New Relic APM evaluation experience

Over the past few days I finally got to evaluating the New Relic APM. It feels like it’s the go-to solution for monitoring application performance, and we’ve been having some issues with it in the past, so it felt natural to give it a try.

Starting point

Our motivating questions are the following: given a web application,

  • Are there some really slow parts (page or Ajax or such) of it? This would point us to a place that needs more tuning.
    • Does the performance vary a lot in some parts?
  • Did we break the performance with some specific release? This would point to a probable bug.
  • Is some part of the system slowing down gradually over time? This could mean that performance depends (too much) on the data size. We want O(1) or O(log n) most of the time.
  • And finally, if we attempt to fix the performance, did the performance actually improve?

Now we have been logging the response times since a very long time ago, so we know stuff like who – did what – how many DB queries it took – how much time it took. So far so good, problem is this is all very offline. Once we have our suspicion about a certain part of the system, I dig into the database and plot charts and compare and draw trendlines and whatnot. There always needs to be a probable cause and some work needs to be devoted each time. What we would hope to gain from a system like New Relic would be:

  • Show me the data with a few clicks.
  • Alert me when performance starts going down.

This brings us to the evaluation part.

Evaluation

Signup is very fast, integration as well. It should work out-of-the-box with most usual languages and, in the case of Java, all the servers I’ve ever heard of. For our Tomcat, this amounted to a simple download, unpack and run one installer (which simply adds a Java agent to the run script).

Coming from Java performance background (SAPE at USI Lugano) I certainly can appreciate the amount of work that had to go into such a simple installation. Even better: it starts working right away! I’d have no second thoughts trying this out on a production system.
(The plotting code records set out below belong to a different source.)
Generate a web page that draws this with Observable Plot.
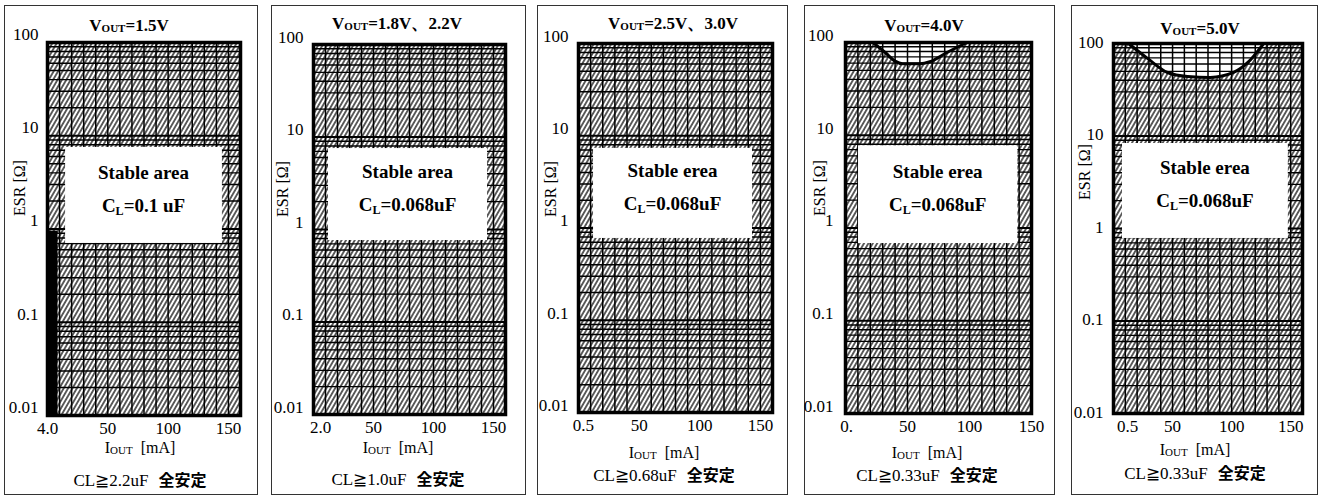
<!DOCTYPE html>
<html><head><meta charset="utf-8">
<script src="https://cdn.jsdelivr.net/npm/d3@7"></script>
<script src="https://cdn.jsdelivr.net/npm/@observablehq/plot@0.6"></script>
<style>
body{margin:0;background:#fff;}
#root{position:relative;width:1327px;height:498px;overflow:hidden;font-family:"Liberation Serif","Times New Roman",serif;color:#000;}
.panel{position:absolute;top:5px;height:490px;border:1px solid #333;box-sizing:border-box;}
.panel svg{position:absolute;left:0;top:0;overflow:visible;}
.lbl{position:absolute;white-space:nowrap;transform:translate(-50%,-50%);line-height:1;}
.title{font-weight:bold;font-size:17px;}
.tsub{font-size:11px;position:relative;top:1px;}
.box{font-weight:bold;font-size:19px;}
.bsub{font-size:12px;position:relative;top:3px;}
.xl{font-size:16px;}
.xsub{font-size:11px;position:relative;top:1px;}
.cap{font-size:17px;}
.cjk{font-family:"Noto Sans CJK JP",sans-serif;font-weight:bold;font-size:16px;margin-left:10px;}
.esr{font-size:16px;transform:translate(-50%,-50%) rotate(-90deg);}
</style></head>
<body><div id="root"></div>
<script>
// ---- data ----
const voutLabels = ["1.5V", "1.8V、2.2V", "2.5V、3.0V", "4.0V", "5.0V"];
const stableWords = ["Stable area", "Stable area", "Stable erea", "Stable erea", "Stable erea"];
const clValues = ["=0.1 uF", "=0.068uF", "=0.068uF", "=0.068uF", "=0.068uF"];
const captionCL = ["2.2uF", "1.0uF", "0.68uF", "0.33uF", "0.33uF"];
const xMax = [160, 160, 160, 150, 160];
const xTickValues = [[0, 50, 100, 150], [6, 50, 100, 150], [4, 50, 100, 150], [1, 50, 100, 150], [12, 50, 100, 150]];
const xTickLabels = [["4.0", "50", "100", "150"], ["2.0", "50", "100", "150"], ["0.5", "50", "100", "150"], ["0.", "50", "100", "150"], ["0.5", "50", "100", "150"]];
const yTickValues = [100, 10, 1, 0.1, 0.01];
const yTickLabels = ["100", "10", "1", "0.1", "0.01"];
const stableBoxes = [
  {x1: 15, x2: 145, y1: 0.70, y2: 7.5},
  {x1: 12.5, x2: 145, y1: 0.76, y2: 7.5},
  {x1: 12.4, x2: 143.5, y1: 0.77, y2: 7.3},
  {x1: 10.5, x2: 139, y1: 0.68, y2: 7.7},
  {x1: 7.6, x2: 148, y1: 0.78, y2: 8.3}
];
const lowBars = [
  [{x1: 0, x2: 8.7, y1: 0.01, y2: 0.95}],
  [{x1: 0, x2: 1.6, y1: 0.01, y2: 0.38}],
  [], [], []
];
const limitCurve4 = [{x: 22, y: 100}, {x: 32, y: 78}, {x: 40, y: 63}, {x: 46, y: 59}, {x: 60, y: 59}, {x: 68, y: 62}, {x: 81, y: 77}, {x: 98, y: 100}];
const limitCurve5 = [{x: 12.7, y: 100}, {x: 28.8, y: 69}, {x: 45.7, y: 48.6}, {x: 62.7, y: 44}, {x: 82, y: 43}, {x: 101.6, y: 48.6}, {x: 113.5, y: 62}, {x: 127, y: 100}];
const limitCurves = [null, null, null, limitCurve4, limitCurve5];

// ---- layout (page px) ----
const layout = [
  {left: 4, width: 254, fl: 47, fr: 240, ft: 42, fb: 415, tx: 129, ty: 25, lx: 140, ly: 448, cy: 480, ex: 20, ey: 188, ydy: -8, ypad: 9},
  {left: 271, width: 255, fl: 313, fr: 505, ft: 44, fb: 414, tx: 397, ty: 23, lx: 398, ly: 448, cy: 479, ex: 283, ey: 189, ydy: -7, ypad: 10},
  {left: 537, width: 251, fl: 578, fr: 772, ft: 43, fb: 412, tx: 673, ty: 23, lx: 664, ly: 453, cy: 475, ex: 551, ey: 189, ydy: -7, ypad: 10},
  {left: 804, width: 251, fl: 845, fr: 1031, ft: 42, fb: 413, tx: 924, ty: 25, lx: 927, ly: 453, cy: 475, ex: 820, ey: 188, ydy: -7, ypad: 12},
  {left: 1071, width: 247, fl: 1113, fr: 1302, ft: 43, fb: 413, tx: 1200, ty: 28, lx: 1195, ly: 450, cy: 473, ex: 1085, ey: 172, ydy: -1, ypad: 10}
];

const minorY = [];
for (let e = -2; e < 2; e++) for (let m = 2; m <= 9; m++) minorY.push(+(m * Math.pow(10, e)).toPrecision(3));
const decadeY = [0.1, 1, 10];

const root = document.getElementById("root");
function addLabel(parent, cls, html, x, y) {
  const d = document.createElement("div");
  d.className = "lbl " + cls;
  d.innerHTML = html;
  d.style.left = x + "px";
  d.style.top = y + "px";
  parent.appendChild(d);
  return d;
}

voutLabels.forEach((v, i) => {
  const L = layout[i];
  const panel = document.createElement("div");
  panel.className = "panel";
  panel.style.left = L.left + "px";
  panel.style.width = L.width + "px";
  root.appendChild(panel);
  const ox = L.left + 1, oy = 6;
  const w = L.width - 2;
  const mL = L.fl - ox, mR = ox + w - L.fr, mT = L.ft - oy, mB = 30;
  const h = L.fb - oy + mB;
  const hatchId = "hatch" + i;
  const curve = limitCurves[i];

  const marks = [Plot.frame({fill: `url(#${hatchId})`, stroke: "none"})];
  if (curve) marks.push(Plot.areaY(curve, {x: "x", y1: "y", y2: () => 100, fill: "white", curve: "monotone-x"}));
  marks.push(Plot.ruleX(d3.range(10, xMax[i], 10), {stroke: "#000", strokeWidth: 1.5}));
  marks.push(Plot.ruleY(minorY, {stroke: "#000", strokeWidth: 1.4}));
  marks.push(Plot.ruleY(decadeY, {stroke: "#000", strokeWidth: 2}));
  marks.push(Plot.rect([stableBoxes[i]], {x1: "x1", x2: "x2", y1: "y1", y2: "y2", fill: "white"}));
  if (curve) marks.push(Plot.line(curve, {x: "x", y: "y", stroke: "#000", strokeWidth: 3, curve: "monotone-x"}));
  if (lowBars[i].length) marks.push(Plot.rect(lowBars[i], {x1: "x1", x2: "x2", y1: "y1", y2: "y2", fill: "#000"}));
  marks.push(Plot.frame({stroke: "#000", strokeWidth: 3.5}));
  marks.push(Plot.axisX({ticks: xTickValues[i], tickSize: 0, tickPadding: 6, label: null, fontSize: 17,
    tickFormat: d => xTickLabels[i][xTickValues[i].indexOf(d)]}));
  marks.push(Plot.axisY({ticks: yTickValues, tickSize: 0, tickPadding: L.ypad, label: null, dy: L.ydy, fontSize: 17,
    tickFormat: d => yTickLabels[yTickValues.indexOf(d)]}));

  const plot = Plot.plot({
    width: w, height: h,
    marginLeft: mL, marginRight: mR, marginTop: mT, marginBottom: mB,
    x: {domain: [0, xMax[i]]},
    y: {type: "log", domain: [0.01, 100]},
    style: {fontFamily: '"Liberation Serif", "Times New Roman", serif', fontSize: "17px", color: "#000", background: "none", overflow: "visible"},
    marks
  });
  const defs = d3.select(plot).insert("defs", ":first-child");
  const pat = defs.append("pattern").attr("id", hatchId).attr("patternUnits", "userSpaceOnUse")
    .attr("width", 3.8).attr("height", 10).attr("patternTransform", "rotate(30)");
  pat.append("line").attr("x1", 1.9).attr("y1", -1).attr("x2", 1.9).attr("y2", 11)
    .attr("stroke", "#000").attr("stroke-width", 1.25);
  panel.appendChild(plot);

  // HTML labels (positions relative to panel inner box)
  addLabel(panel, "title", `V<span class="tsub">OUT</span>=${v}`, L.tx - ox, L.ty - oy);
  const sx = plot.scale("x"), sy = plot.scale("y");
  const b = stableBoxes[i];
  const bx = sx.apply((b.x1 + b.x2) / 2);
  const byc = (sy.apply(b.y1) + sy.apply(b.y2)) / 2;
  addLabel(panel, "box", stableWords[i], bx, byc - 23);
  addLabel(panel, "box", `C<span class="bsub">L</span>${clValues[i]}`, bx, byc + 10);
  addLabel(panel, "xl", `I<span class="xsub">OUT</span>&nbsp;&nbsp;[mA]`, L.lx - ox, L.ly - oy);
  addLabel(panel, "cap", `CL≧${captionCL[i]}<span class="cjk">全安定</span>`, L.lx - ox, L.cy - oy);
  addLabel(panel, "esr", "ESR [Ω]", L.ex - ox, L.ey - oy);
});
</script></body></html>
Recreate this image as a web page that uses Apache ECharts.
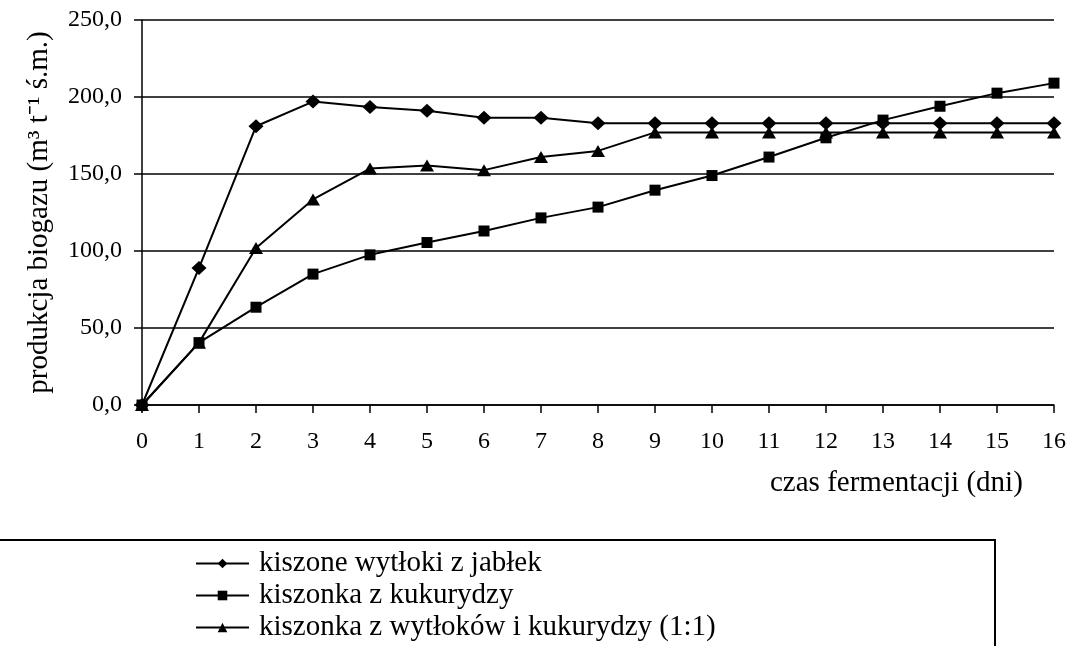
<!DOCTYPE html>
<html>
	<head>
		<meta charset="utf-8" />
		<title>produkcja biogazu</title>
		<style>
			html, body {
				width: 100%;
				height: 100%;
				margin: 0;
				padding: 0;
				background: #fff;
			}
			#main {
				width: 1069px;
				height: 646px;
			}
		</style>
	</head>
	<body>
		<div id="main"></div>
		<script src="https://cdn.jsdelivr.net/npm/echarts@6/dist/echarts.min.js"></script>
		<script>
			var dni = ['0', '1', '2', '3', '4', '5', '6', '7', '8', '9', '10', '11', '12', '13', '14', '15', '16'];
			var jablka = [0, 89, 181, 197, 193.5, 191, 186.5, 186.5, 183, 183, 183, 183, 183, 183, 183, 183, 183];
			var kukurydza = [0, 40.5, 63.5, 85, 97.5, 105.5, 113, 121.5, 128.5, 139.5, 149, 161, 173.5, 185, 194, 202.5, 209];
			var mieszanka = [0, 40.5, 102, 133.5, 153.5, 155.5, 152.5, 161, 165, 177, 177, 177, 177, 177, 177, 177, 177];
			var nazwy = ['kiszone wytłoki z jabłek', 'kiszonka z kukurydzy', 'kiszonka z wytłoków i kukurydzy (1:1)'];

			var font = 'Liberation Serif';
			var seria = function (name, data, symbol, size) {
				return {
					name: name,
					type: 'line',
					data: data,
					symbol: symbol,
					symbolSize: size,
					animation: false,
					lineStyle: { color: '#000', width: 2 },
					itemStyle: { color: '#000' }
				};
			};

			var chart = echarts.init(document.getElementById('main'), null, { renderer: 'canvas' });
			chart.setOption({
				backgroundColor: '#fff',
				textStyle: { fontFamily: font, color: '#000' },
				grid: { left: 142, right: 14, top: 20, bottom: 241 },
				xAxis: {
					type: 'category',
					data: dni,
					boundaryGap: false,
					axisLine: { lineStyle: { color: '#000', width: 1.5 } },
					axisTick: { length: 8, lineStyle: { color: '#000', width: 1.5 } },
					axisLabel: { color: '#000', fontFamily: font, fontSize: 24, margin: 25 }
				},
				yAxis: {
					type: 'value',
					min: 0,
					max: 250,
					interval: 50,
					name: 'produkcja biogazu (m³ t⁻¹ ś.m.)',
					nameLocation: 'middle',
					nameRotate: 90,
					nameGap: 88,
					nameTextStyle: { color: '#000', fontFamily: font, fontSize: 29 },
					axisLine: { show: true, lineStyle: { color: '#000', width: 1.5 } },
					axisTick: { show: true, length: 8, lineStyle: { color: '#000', width: 1.5 } },
					splitLine: { lineStyle: { color: '#000', width: 1.5 } },
					axisLabel: {
						color: '#000', fontFamily: font, fontSize: 24, margin: 20,
						formatter: function (v) { return v.toFixed(1).replace('.', ','); }
					}
				},
				legend: {
					orient: 'vertical',
					left: 195,
					top: 549,
					height: 97,
					data: nazwy,
					itemWidth: 53,
					itemHeight: 12,
					itemGap: 3,
					padding: 0,
					textStyle: { color: '#000', fontFamily: font, fontSize: 29, padding: [0, 0, 0, 5] }
				},
				graphic: [{
					type: 'text',
					left: 770,
					top: 469,
					style: { text: 'czas fermentacji (dni)', font: '29px "Liberation Serif"', fill: '#000' }
				}, {
					type: 'rect',
					shape: { x: -2, y: 540, width: 997, height: 200 },
					style: { fill: null, stroke: '#000', lineWidth: 2 }
				}],
				series: [
					seria(nazwy[0], jablka, 'diamond', [15, 14]),
					seria(nazwy[1], kukurydza, 'rect', 11),
					seria(nazwy[2], mieszanka, 'triangle', [14, 12])
				]
			});
		</script>
	</body>
</html>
In a minute or so the cloud-based monitoring part of New Relic starts receiving the data and the interface starts showing the charts and whatnot.

The good

  • The GUI is outstanding, showing the key information at a glance while being configurable (you can view different time ranges, compare to the past, build a dashboard…).
  • The performance data is correctly split into time spent in Java and in the database.
  • The system correctly guessed that the local deployment contains of one Tomcat and one Postgres and drew a nice map :)
  • Tracing the running system can be started from the web interface and even though it’s only sampling (profiling would be better), it still is impressive.
  • You can drill down to the specific underperforming DB queries.
  • The system identifies APIs used by your application and integrates their performance into the overall view.
  • Alerts!

The bad

  • To be fair, this is our bad: realPad uses a home-grown framework, and all the Ajax requests show up bundled up together. It can be configured, but it does not seem worth the effort.
  • A dedicated profiler like VisualVM mops the floor with the tracing in New Relic.
  • The overall price might be too much: $1800 / year, per host.

Verdict

realPad is going to stay with our own monitoring system. Every other project should definitely use at least the 14-day “free pro” period just before it’s done, to zap all the performance bugs before it’s too late.